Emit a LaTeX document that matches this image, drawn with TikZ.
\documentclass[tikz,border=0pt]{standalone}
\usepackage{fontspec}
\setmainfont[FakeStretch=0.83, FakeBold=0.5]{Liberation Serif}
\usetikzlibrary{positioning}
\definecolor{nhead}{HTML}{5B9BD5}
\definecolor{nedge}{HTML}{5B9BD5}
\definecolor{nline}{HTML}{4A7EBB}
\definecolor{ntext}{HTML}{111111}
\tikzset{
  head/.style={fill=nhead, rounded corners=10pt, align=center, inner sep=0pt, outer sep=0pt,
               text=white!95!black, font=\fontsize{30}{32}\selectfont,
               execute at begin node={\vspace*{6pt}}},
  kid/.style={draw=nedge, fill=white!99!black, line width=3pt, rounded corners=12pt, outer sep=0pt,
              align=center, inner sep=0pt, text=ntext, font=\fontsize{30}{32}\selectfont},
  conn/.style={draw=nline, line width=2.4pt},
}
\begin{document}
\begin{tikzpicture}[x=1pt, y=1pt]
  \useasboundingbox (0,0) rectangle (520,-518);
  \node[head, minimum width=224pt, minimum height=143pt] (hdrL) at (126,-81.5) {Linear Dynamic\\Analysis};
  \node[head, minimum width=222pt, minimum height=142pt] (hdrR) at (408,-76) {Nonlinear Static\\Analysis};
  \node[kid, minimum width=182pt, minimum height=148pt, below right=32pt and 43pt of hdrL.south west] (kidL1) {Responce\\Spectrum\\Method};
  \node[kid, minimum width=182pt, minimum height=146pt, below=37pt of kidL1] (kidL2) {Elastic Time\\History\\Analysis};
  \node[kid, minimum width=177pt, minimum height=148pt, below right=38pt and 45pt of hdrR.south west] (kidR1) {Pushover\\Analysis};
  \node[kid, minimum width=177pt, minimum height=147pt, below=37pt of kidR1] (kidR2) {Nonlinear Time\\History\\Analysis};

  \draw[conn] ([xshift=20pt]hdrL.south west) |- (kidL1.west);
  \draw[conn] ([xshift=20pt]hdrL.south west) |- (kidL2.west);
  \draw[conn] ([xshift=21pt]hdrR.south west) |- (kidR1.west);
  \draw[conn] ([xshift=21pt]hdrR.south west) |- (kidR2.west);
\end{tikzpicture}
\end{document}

_JOB_
Go through the listing and copy all of it exactly.

_TASK ANSWER_
Emit a LaTeX document that matches this image, drawn with TikZ.
\documentclass[tikz,border=0pt]{standalone}
\usepackage{fontspec}
\setmainfont[FakeStretch=0.83, FakeBold=0.5]{Liberation Serif}
\usetikzlibrary{positioning}
\definecolor{nhead}{HTML}{5B9BD5}
\definecolor{nedge}{HTML}{5B9BD5}
\definecolor{nline}{HTML}{4A7EBB}
\definecolor{ntext}{HTML}{111111}
\tikzset{
  head/.style={fill=nhead, rounded corners=10pt, align=center, inner sep=0pt, outer sep=0pt,
               text=white!95!black, font=\fontsize{30}{32}\selectfont,
               execute at begin node={\vspace*{6pt}}},
  kid/.style={draw=nedge, fill=white!99!black, line width=3pt, rounded corners=12pt, outer sep=0pt,
              align=center, inner sep=0pt, text=ntext, font=\fontsize{30}{32}\selectfont},
  conn/.style={draw=nline, line width=2.4pt},
}
\begin{document}
\begin{tikzpicture}[x=1pt, y=1pt]
  \useasboundingbox (0,0) rectangle (520,-518);
  \node[head, minimum width=224pt, minimum height=143pt] (hdrL) at (126,-81.5) {Linear Dynamic\\Analysis};
  \node[head, minimum width=222pt, minimum height=142pt] (hdrR) at (408,-76) {Nonlinear Static\\Analysis};
  \node[kid, minimum width=182pt, minimum height=148pt, below right=32pt and 43pt of hdrL.south west] (kidL1) {Responce\\Spectrum\\Method};
  \node[kid, minimum width=182pt, minimum height=146pt, below=37pt of kidL1] (kidL2) {Elastic Time\\History\\Analysis};
  \node[kid, minimum width=177pt, minimum height=148pt, below right=38pt and 45pt of hdrR.south west] (kidR1) {Pushover\\Analysis};
  \node[kid, minimum width=177pt, minimum height=147pt, below=37pt of kidR1] (kidR2) {Nonlinear Time\\History\\Analysis};

  \draw[conn] ([xshift=20pt]hdrL.south west) |- (kidL1.west);
  \draw[conn] ([xshift=20pt]hdrL.south west) |- (kidL2.west);
  \draw[conn] ([xshift=21pt]hdrR.south west) |- (kidR1.west);
  \draw[conn] ([xshift=21pt]hdrR.south west) |- (kidR2.west);
\end{tikzpicture}
\end{document}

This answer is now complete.